High oil prices and a possible “base effect” could mean that it raises its ugly head in coming weeks, reports Gaurav Choudhury.

business Updated: Nov 08, 2007 22:05 IST
Gaurav Choudhury

Inflation, measured by the wholesale price index (WPI), fell to a five-year low of 2.97 per cent, but high oil prices and a possible “base effect” could mean that it raises its ugly head in coming weeks.

The base effect means that the fall looks large when compared with the rising WPI during the same period last year.

During the week under review, prices of cereals, pulses fruits and vegetables declined, while wheat, poultry chicken, fish-marine, milk and eggs turned expensive.

Inflation started an upward march during November last year, crossing the psychologically worrisome 6 per cent during the early months of 2007 and forced a concerned government to initiate a series of fiscal and monetary steps.
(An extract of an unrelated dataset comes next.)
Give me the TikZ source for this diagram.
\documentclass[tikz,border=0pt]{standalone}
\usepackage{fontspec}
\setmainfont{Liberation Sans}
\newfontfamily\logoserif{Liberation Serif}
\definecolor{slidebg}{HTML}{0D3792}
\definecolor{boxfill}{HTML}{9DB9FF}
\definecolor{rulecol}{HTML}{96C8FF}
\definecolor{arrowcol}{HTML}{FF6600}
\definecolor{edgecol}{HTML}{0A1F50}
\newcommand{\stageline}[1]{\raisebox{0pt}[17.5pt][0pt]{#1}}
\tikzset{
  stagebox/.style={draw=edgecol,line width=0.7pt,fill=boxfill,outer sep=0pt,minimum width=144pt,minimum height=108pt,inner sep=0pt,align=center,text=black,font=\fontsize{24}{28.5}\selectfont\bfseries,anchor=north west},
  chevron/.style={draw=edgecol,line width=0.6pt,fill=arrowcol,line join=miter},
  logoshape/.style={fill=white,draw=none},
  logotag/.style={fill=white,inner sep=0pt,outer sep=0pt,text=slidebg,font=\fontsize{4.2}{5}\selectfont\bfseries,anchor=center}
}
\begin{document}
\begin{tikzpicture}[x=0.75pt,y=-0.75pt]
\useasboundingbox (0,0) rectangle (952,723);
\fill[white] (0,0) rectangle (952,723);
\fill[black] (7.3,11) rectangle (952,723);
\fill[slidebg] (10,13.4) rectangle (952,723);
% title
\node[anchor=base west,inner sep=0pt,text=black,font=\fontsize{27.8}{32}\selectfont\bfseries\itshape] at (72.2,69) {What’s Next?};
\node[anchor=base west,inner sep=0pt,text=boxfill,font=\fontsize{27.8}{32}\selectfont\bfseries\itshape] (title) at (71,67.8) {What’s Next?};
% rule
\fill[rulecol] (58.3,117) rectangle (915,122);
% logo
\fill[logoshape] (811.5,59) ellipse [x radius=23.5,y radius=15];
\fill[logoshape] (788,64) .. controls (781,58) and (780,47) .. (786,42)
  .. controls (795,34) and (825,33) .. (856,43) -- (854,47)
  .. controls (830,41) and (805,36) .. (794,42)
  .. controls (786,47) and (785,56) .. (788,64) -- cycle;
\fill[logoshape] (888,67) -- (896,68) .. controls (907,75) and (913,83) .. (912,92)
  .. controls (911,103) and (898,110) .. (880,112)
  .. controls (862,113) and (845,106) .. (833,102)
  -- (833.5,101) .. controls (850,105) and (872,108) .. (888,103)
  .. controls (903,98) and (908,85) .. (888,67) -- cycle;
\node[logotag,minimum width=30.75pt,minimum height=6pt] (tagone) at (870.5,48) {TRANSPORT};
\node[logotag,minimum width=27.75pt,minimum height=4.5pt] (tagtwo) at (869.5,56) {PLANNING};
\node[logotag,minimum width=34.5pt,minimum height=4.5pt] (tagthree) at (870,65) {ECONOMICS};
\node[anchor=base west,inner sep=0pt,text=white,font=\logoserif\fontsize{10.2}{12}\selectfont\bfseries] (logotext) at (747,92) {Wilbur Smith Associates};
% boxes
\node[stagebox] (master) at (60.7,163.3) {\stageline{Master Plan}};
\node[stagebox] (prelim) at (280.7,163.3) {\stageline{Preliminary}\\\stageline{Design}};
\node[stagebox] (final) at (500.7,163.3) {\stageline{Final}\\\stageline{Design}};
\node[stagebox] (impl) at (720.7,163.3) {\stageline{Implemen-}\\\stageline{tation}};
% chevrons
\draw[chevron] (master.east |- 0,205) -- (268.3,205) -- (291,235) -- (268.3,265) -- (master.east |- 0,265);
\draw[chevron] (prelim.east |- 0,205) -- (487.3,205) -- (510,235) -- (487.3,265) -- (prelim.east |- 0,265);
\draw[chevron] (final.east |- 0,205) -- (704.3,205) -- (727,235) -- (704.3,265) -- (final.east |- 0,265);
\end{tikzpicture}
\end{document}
Inflation had hit a high of 6.69 per cent in January this year.

However, going forward, there is a potential threat from soaring oil prices on inflation, analysts said.
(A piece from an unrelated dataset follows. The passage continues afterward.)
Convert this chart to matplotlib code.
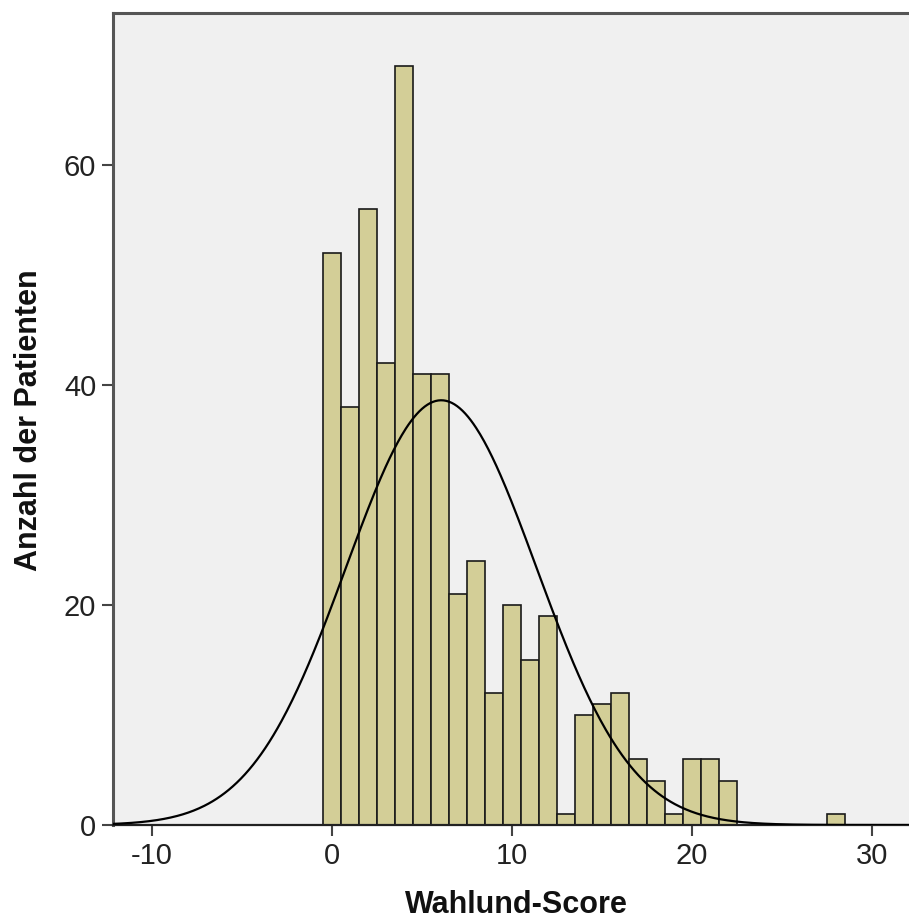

Oil prices had touched $100 per barrel on Wednesday. New York's main contract, light sweet crude for December delivery, hit an historic peak of $98.62 per barrel. It later stood at $98.00, up $1.30.

According to analysts, the decision by the government to raise prices of petroleum product would have spill-over effect on the prices of commodities which in turn would raise inflation in the future.

The Reserve Bank has set a medium-term inflation target of 3 per cent. The inflation rate for the week ended October 27 is well below that mark, but analysts felt that the high crude oil prices could upset the government’s price management plans.

The RBI, in its monetary policy last month, increased the cash reserve ratio (CRR) by 0.5 percentage points to 7.5 per cent and retained its earlier GDP growth forecast of 8.5 per cent during 2007-08.

With a series of interest rates hikes in quick succession the RBI has quite aggressively tightened the monetary screws.

While the government has cut import duties on several items, including cement and edible oils, the central bank has adopted a policy of monetary tightening to hold the price line.